_Entries shown_
===
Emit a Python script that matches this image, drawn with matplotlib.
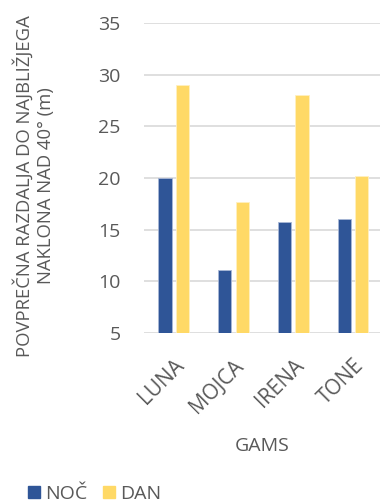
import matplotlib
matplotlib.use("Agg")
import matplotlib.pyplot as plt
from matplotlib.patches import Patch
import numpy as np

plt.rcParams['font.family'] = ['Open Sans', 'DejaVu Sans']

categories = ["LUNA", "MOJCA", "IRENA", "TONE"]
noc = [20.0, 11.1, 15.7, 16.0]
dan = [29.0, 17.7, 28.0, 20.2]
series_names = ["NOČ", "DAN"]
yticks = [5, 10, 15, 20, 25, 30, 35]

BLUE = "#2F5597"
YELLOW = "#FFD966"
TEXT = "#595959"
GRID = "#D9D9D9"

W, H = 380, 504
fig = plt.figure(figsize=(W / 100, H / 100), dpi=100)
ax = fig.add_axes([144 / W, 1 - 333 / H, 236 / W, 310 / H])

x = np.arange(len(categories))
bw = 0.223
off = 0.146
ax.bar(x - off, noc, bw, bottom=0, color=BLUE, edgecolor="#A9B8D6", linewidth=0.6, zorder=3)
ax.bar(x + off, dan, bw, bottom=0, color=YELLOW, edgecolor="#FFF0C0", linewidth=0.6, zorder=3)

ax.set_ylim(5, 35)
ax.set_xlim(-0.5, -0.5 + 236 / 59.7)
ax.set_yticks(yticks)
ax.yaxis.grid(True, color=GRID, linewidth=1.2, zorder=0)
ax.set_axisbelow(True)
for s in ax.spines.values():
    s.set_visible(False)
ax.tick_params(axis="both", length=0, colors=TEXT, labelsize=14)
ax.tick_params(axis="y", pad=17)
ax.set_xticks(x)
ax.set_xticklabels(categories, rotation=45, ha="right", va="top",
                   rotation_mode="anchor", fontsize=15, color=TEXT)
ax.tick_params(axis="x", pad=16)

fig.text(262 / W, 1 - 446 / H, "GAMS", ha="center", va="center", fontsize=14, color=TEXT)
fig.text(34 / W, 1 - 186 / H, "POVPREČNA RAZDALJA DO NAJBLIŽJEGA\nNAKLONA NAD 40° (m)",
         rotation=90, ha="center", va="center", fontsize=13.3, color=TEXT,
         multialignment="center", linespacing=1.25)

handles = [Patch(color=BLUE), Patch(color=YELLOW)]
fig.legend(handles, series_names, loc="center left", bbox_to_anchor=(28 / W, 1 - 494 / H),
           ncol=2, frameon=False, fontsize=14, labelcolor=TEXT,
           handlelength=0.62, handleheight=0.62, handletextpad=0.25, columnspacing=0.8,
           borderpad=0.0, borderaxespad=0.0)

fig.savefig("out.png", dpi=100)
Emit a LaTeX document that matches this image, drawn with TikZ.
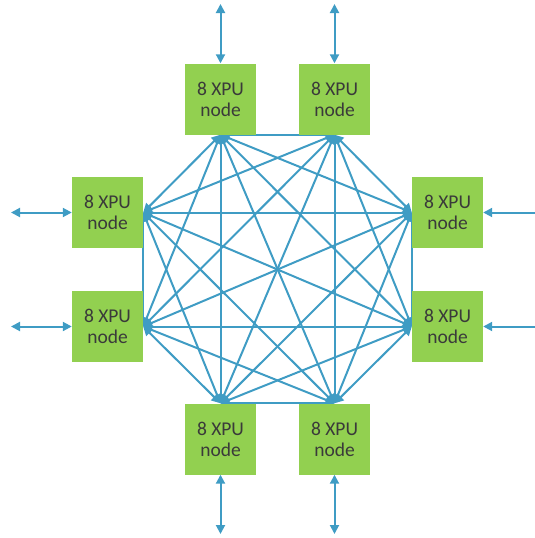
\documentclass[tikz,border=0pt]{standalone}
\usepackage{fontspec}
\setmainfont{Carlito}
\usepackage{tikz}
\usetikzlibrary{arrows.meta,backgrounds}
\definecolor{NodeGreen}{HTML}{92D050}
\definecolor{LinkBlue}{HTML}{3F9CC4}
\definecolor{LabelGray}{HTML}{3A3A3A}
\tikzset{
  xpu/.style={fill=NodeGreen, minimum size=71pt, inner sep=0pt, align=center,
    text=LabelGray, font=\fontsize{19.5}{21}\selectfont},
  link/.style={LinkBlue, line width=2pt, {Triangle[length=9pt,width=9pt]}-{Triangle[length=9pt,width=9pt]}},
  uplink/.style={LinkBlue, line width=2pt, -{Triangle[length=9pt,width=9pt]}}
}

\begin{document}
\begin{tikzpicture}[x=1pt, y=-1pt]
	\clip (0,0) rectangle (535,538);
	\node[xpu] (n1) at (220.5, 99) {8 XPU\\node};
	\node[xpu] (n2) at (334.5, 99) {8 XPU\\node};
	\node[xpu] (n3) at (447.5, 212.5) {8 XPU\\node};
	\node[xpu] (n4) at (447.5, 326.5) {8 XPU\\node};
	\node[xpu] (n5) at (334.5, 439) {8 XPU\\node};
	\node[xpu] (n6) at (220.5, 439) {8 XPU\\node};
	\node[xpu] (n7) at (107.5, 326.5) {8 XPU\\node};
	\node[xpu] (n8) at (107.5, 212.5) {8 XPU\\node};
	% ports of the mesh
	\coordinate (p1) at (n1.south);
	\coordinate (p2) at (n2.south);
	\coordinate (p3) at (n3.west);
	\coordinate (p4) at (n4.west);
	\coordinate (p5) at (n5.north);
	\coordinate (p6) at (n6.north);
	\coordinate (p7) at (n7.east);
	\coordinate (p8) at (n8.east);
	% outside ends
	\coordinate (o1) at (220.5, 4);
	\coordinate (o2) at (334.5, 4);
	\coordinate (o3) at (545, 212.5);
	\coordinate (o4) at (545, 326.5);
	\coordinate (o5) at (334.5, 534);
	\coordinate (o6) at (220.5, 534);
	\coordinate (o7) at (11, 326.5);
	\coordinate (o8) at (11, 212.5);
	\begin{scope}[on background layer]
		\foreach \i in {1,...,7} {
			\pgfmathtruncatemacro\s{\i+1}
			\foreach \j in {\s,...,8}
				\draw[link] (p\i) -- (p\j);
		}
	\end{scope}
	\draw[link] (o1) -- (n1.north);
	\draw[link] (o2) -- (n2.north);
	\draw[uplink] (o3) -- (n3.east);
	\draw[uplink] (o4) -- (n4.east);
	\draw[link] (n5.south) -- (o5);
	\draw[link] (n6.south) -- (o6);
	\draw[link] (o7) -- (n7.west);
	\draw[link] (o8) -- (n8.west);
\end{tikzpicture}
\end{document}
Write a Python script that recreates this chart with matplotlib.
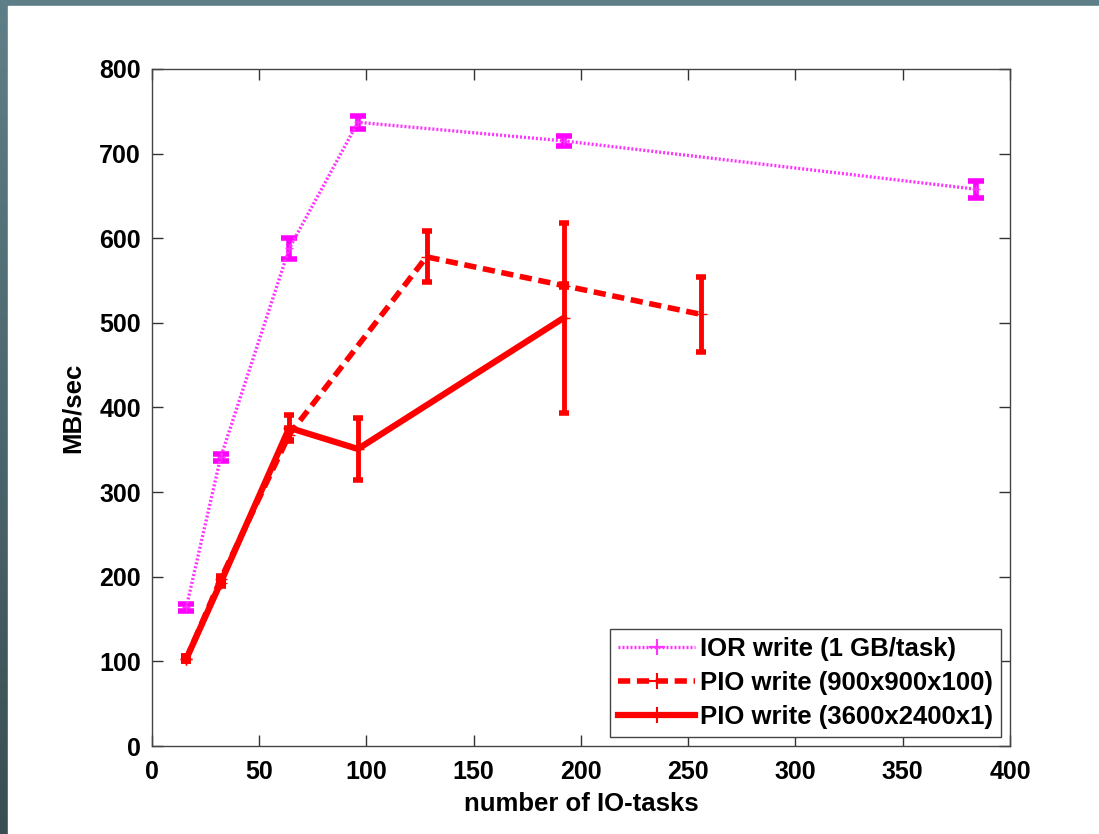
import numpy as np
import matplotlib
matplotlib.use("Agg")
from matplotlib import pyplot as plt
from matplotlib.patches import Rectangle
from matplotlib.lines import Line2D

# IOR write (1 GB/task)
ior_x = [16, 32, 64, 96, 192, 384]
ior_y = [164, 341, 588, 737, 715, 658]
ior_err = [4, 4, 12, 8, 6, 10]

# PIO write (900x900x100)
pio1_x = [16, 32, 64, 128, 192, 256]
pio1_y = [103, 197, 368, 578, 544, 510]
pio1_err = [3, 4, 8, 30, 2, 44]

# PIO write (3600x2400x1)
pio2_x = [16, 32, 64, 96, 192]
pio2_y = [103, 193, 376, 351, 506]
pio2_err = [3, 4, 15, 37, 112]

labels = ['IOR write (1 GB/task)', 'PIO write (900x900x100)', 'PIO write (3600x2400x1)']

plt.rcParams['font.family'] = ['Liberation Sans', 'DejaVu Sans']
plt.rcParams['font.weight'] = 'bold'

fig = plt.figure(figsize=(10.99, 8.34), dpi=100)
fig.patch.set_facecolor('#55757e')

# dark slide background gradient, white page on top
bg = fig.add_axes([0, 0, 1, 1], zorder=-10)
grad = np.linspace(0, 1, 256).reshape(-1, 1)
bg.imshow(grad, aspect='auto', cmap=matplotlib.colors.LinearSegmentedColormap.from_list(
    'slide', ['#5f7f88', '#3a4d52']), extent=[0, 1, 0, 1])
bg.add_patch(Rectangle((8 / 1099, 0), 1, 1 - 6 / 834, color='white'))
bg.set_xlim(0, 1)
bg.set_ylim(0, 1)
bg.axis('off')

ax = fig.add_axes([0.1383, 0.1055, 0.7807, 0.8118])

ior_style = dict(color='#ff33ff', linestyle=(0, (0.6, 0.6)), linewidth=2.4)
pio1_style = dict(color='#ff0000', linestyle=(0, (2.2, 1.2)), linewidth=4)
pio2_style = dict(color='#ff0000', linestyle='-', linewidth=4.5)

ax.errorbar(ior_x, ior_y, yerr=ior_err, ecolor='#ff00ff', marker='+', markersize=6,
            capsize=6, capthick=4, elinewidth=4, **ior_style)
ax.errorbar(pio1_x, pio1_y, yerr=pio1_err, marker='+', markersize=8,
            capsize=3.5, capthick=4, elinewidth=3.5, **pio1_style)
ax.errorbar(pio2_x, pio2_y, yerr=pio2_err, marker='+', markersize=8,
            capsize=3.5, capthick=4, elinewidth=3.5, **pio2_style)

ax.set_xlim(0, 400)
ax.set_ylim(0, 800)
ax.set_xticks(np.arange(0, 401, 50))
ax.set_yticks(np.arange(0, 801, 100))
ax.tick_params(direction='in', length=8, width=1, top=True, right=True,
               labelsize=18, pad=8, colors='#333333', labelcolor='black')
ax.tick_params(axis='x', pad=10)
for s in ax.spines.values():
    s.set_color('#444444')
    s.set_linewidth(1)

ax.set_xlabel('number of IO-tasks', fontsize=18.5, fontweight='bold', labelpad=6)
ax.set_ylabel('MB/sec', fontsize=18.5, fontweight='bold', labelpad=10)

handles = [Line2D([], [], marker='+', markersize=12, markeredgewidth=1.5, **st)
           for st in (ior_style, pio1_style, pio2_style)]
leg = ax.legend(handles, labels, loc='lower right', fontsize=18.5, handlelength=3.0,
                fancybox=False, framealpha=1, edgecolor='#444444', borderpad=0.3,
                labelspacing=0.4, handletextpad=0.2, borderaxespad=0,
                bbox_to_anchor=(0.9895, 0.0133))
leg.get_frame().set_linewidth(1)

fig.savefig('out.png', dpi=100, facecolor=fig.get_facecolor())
===
The lines from the start of the entries above through the one containing "ax = fig.add_axes([144" are to be retyped exactly, and no others. Pictures are left out.

Emit a Python script that matches this image, drawn with matplotlib.
import matplotlib
matplotlib.use("Agg")
import matplotlib.pyplot as plt
from matplotlib.patches import Patch
import numpy as np

plt.rcParams['font.family'] = ['Open Sans', 'DejaVu Sans']

categories = ["LUNA", "MOJCA", "IRENA", "TONE"]
noc = [20.0, 11.1, 15.7, 16.0]
dan = [29.0, 17.7, 28.0, 20.2]
series_names = ["NOČ", "DAN"]
yticks = [5, 10, 15, 20, 25, 30, 35]

BLUE = "#2F5597"
YELLOW = "#FFD966"
TEXT = "#595959"
GRID = "#D9D9D9"

W, H = 380, 504
fig = plt.figure(figsize=(W / 100, H / 100), dpi=100)
ax = fig.add_axes([144 / W, 1 - 333 / H, 236 / W, 310 / H])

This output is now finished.